Hitman’s World of Assassination trilogy showed how IOI can scale its systems across a wide hardware range without gutting what makes the levels sing. Crowds, patrol routes and simulated routines matter more than ray‑traced reflections. If Switch 2 really is closer in power to current home consoles, Aleph’s dense markets and packed harbor clubs should survive the jump, even if the image is softer and some physics flourishes are pared back.
For Bond, portability pairs well with replayability. Hitman levels rewarded experimenting with different approaches and mission stories; Bawma’s domain looks cut from the same cloth. On Switch 2 you can imagine chipping away at a complex Aleph mission on commutes, trying a stealthy infiltration one run and a loud, gadget‑heavy approach the next.
As long as IOI keeps its systemic heart intact across all versions, the tone and structure implied by Bawma’s reveal should read the same whether you are playing on a high‑end PC or Nintendo’s new handheld hybrid.
A promising first villain for a new 007
With just a few minutes of footage, Bawma is already doing heavy lifting for 007: First Light.
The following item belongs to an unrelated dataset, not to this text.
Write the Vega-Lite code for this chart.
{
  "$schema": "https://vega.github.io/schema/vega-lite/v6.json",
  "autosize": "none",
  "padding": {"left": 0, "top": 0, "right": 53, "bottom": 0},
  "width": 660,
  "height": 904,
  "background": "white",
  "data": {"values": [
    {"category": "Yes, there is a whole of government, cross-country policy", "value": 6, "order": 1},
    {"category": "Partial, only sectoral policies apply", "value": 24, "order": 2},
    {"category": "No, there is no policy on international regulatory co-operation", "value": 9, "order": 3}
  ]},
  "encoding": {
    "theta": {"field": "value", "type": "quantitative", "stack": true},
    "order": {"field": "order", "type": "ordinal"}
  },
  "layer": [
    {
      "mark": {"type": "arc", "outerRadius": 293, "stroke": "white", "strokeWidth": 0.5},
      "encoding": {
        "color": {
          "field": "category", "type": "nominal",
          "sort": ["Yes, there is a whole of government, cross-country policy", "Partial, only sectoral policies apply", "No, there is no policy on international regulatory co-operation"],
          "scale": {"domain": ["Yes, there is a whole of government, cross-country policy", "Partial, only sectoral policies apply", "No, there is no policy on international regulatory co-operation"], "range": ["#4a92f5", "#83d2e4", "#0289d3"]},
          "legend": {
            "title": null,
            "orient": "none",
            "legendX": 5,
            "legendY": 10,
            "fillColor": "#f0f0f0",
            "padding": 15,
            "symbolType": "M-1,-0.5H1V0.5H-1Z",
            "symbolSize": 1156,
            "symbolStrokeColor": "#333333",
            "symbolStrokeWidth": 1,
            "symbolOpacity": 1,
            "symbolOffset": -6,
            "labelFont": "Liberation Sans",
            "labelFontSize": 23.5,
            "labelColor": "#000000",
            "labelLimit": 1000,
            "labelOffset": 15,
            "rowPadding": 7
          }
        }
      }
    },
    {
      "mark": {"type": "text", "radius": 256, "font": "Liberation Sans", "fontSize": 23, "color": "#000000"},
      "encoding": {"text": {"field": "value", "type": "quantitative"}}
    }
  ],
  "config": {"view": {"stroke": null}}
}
He sells the game’s intent to blend classic Bond spectacle with IOI’s clockwork sandboxes, and he gives the origin‑story pitch a concrete antagonist who can believably shape Bond’s rise.
Lenny Kravitz’s casting will continue to spark debate, but that may end up being a strength. Bond villains are supposed to be a little outrageous, and IOI has proven it knows how to convert outsized personalities into interactive systems.
If Aleph and its Pirate King deliver the kind of dense, reactive spaces hinted at in this trailer, 007: First Light could be the moment IOI fuses its assassination‑sim heritage with a more cinematic, character‑driven spy thriller when it launches on Switch 2 and other platforms in 2026.